[Charts and diagrams as code]
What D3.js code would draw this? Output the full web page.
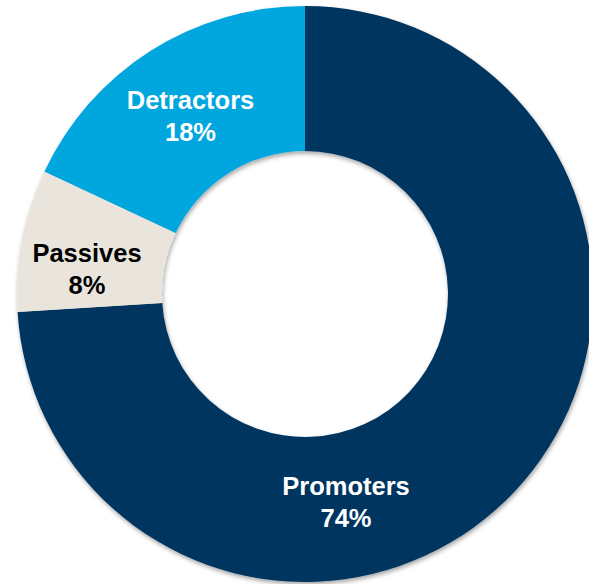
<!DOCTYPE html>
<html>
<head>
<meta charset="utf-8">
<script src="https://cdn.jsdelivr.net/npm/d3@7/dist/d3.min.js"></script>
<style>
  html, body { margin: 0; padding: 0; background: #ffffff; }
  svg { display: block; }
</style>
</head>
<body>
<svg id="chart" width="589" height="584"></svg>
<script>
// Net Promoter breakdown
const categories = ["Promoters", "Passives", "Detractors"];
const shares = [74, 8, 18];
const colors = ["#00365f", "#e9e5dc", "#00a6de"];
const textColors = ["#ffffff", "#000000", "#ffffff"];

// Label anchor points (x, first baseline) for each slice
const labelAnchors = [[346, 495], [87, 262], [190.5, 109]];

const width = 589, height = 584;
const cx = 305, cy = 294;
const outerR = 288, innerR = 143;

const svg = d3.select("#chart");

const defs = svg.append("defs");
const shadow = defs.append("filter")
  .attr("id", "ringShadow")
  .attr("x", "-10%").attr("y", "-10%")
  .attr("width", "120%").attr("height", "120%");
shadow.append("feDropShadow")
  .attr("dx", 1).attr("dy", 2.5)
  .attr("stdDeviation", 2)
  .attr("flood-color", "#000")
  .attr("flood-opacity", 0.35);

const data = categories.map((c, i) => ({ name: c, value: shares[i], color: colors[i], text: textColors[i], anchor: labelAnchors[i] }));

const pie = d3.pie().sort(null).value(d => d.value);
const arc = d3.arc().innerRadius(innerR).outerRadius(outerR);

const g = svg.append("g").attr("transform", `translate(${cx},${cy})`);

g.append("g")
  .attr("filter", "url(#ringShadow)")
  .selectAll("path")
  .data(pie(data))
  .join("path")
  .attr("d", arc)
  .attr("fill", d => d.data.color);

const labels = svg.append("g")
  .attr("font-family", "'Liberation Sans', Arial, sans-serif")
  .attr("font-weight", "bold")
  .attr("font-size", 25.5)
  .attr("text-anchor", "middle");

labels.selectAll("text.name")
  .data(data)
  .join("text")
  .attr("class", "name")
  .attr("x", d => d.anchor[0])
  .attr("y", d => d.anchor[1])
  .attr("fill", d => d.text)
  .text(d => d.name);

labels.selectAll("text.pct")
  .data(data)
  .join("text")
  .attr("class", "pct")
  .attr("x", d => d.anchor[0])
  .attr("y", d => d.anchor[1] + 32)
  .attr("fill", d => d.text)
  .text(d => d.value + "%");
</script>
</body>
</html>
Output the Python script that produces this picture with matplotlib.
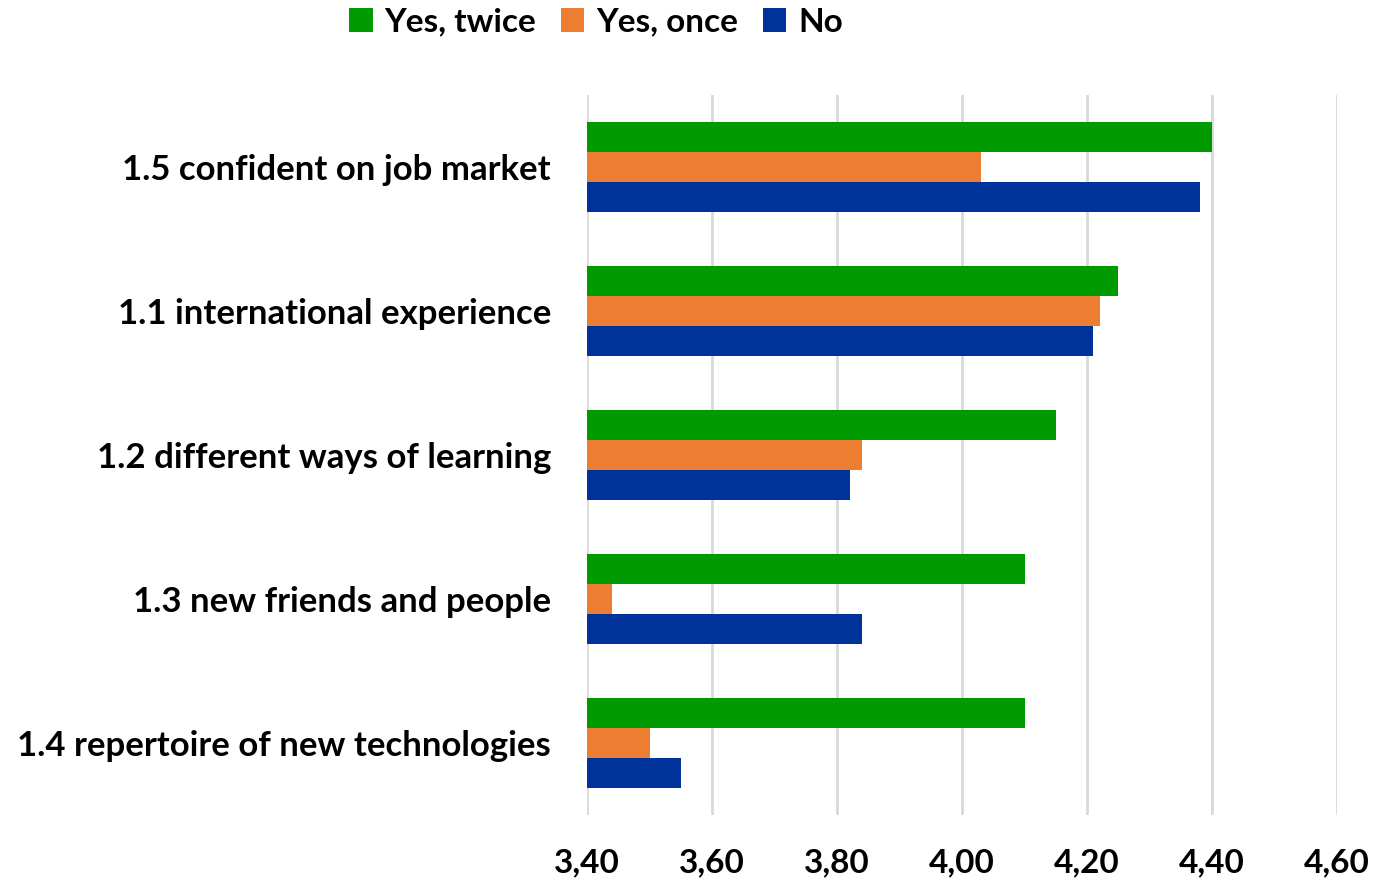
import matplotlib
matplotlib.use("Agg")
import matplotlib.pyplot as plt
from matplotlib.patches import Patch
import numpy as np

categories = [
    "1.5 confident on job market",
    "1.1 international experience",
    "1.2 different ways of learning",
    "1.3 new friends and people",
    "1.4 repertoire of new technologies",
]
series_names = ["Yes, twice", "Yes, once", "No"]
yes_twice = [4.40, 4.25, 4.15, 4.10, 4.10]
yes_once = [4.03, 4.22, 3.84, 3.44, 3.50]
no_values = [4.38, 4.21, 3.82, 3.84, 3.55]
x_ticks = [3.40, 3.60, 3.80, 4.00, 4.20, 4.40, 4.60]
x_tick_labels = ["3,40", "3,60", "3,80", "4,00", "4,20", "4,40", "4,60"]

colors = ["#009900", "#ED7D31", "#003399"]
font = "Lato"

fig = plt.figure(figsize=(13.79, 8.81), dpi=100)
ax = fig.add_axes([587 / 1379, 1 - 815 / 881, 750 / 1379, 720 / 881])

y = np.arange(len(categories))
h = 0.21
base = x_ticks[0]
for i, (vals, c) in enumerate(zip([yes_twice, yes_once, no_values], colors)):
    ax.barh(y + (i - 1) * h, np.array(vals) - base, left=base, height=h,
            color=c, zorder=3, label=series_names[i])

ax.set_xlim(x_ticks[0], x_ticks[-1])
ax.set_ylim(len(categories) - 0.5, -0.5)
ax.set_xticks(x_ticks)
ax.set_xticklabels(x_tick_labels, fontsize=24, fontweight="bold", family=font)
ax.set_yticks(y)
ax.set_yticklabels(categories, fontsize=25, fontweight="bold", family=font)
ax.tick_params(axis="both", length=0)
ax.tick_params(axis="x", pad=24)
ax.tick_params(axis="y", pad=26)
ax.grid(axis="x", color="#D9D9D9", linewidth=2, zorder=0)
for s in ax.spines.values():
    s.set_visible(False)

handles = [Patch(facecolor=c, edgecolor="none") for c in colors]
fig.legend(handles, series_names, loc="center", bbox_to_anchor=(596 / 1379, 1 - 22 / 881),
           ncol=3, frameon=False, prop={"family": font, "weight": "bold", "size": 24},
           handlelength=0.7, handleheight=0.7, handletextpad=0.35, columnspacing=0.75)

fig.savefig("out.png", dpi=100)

> Your objective: Within the listing above, copy each line that has the string "Output".

> Answer:
What D3.js code would draw this? Output the full web page.
Output the Python script that produces this picture with matplotlib.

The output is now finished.